Possible issue with conv transpose (very slow)

Hello. I am pushing a U-Net like model through TVM, after looking online at the impressive benchmarks on the TVM webpage.

I think I am experiencing something similar to [NNVM] conv2d_transpose is particularly slow, though I’m not sure. This is the network I create in pytorch and export to ONNX:

net = nn.Sequential(nn.ConvTranspose2d(in_channels=128, out_channels=128, kernel_size=2, stride=2),
                    nn.ReLU(),
                    nn.ConvTranspose2d(in_channels=128, out_channels=128, kernel_size=2, stride=2),
                    nn.ReLU(),
                    nn.ConvTranspose2d(in_channels=128, out_channels=64, kernel_size=2, stride=2))

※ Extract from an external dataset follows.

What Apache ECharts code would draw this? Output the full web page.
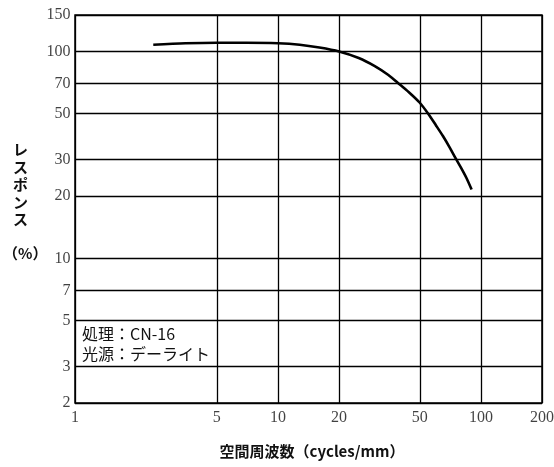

Which takes 0.44 seconds in average to compute in pytorch.

When I want to optimize this model in TVM with

target = 'llvm -mcpu=core-avx2'

onnx_model = onnx.load('nodilation.onnx')

input_name = 'input'
input_shape = (1, 128, 128, 128)
shape_dict = {input_name: input_shape}

net, params = relay.frontend.from_onnx(onnx_model, shape_dict)

tasks = autotvm.task.extract_from_program(net, target=target,
                                          params=params, ops=(relay.op.nn.conv2d, relay.op.nn.conv2d_transpose))

I see that tasks[0].workload is None and I am not able to optimize the up-convolutions, which results in a very very slow model (50 seconds per call).

I am new to TVM, so my questions are:

  1. Am I doing something wrong, and if so how can I fix it?
  2. If it has to do with TVM’s support for transposed convs, are you planning to support this soon? How can I help?

Thanks!
Carlos

It looks like our x86 backend doesn’t have a schedule for conv transpose. So it is likely that you are using very slow default schedule (single thread, no vectorization).

Unless you have a good reason to use conv transpose, I recommend using upsampling op instead.

Thanks, that would explain it. We have to check if we can replace the conv transpose operation by upsampling and convolution.

I also realized that I cannot optimize dilated convolutions for CPU. Namely:

net = nn.Sequential(nn.Conv2d(in_channels=128, out_channels=128, kernel_size=2, dilation=(2, 2)),
                    nn.ReLU(),
                    nn.Conv2d(in_channels=128, out_channels=128, kernel_size=2, dilation=(2, 2)),
                    nn.ReLU(),
                    nn.Conv2d(in_channels=128, out_channels=64, kernel_size=2, dilation=(2,2)))

I am getting the following error:

Traceback (most recent call last):
  File "tuning.py", line 134, in <module>
    tune_and_evaluate(tuning_option)
  File "tuning.py", line 108, in tune_and_evaluate
    tune_kernels(tasks, **tuning_opt)
  File "tuning.py", line 76, in tune_kernels
    target=target, template_key='direct')
  File "/usr/tvm/python/tvm/autotvm/task/task.py", line 175, in create
    sch, _ = func(*args)
  File "/usr/tvm/topi/python/topi/x86/conv2d.py", line 279, in _topi_nn_conv2d_NCHWc
    data_layout, out_layout, dtype)
  File "/usr/tvm/topi/python/topi/x86/conv2d.py", line 372, in _declaration_conv_NCHWc
    assert (dh, dw) == (1, 1), "Does not support dilation"

Is this also something known and that we have no workaround for now? We are using dilated filters to achieve larger receptive fields.

if you are compiling under opt_level = 3, which turns on NCHWc convolution, then yes, it seems NCHWc conv op doesn’t support dilation. If opt_level = 2, dilated convolution should work, but I don’t expect it to be fast.

Please understand that people are focusing on Imagenet models, so anything that falls outside of them have limited support at the moment. But it is your chance to contribute :wink: that’s how I ended up adding support for upsampling op etc.

Thanks, that explains what I’m observing.
I’d like to contribute, though right now it may not be the best time.

Can you recommend a PR to look at to find out how to implement support for operations such as dilated conv or conv transpose? I’m still very new to the internals of TVM

I think arm_cpu’s implementation you could refer. https://github.com/dmlc/tvm/tree/master/topi/python/topi/arm_cpu

This seems to be a good item to call for better community support https://github.com/dmlc/tvm/issues/2658

Yeah, @yzhliu and I have also seen this before. For configuration like in_channel=256, out_channel=64, in_height=256, in_width=256, it takes several minutes.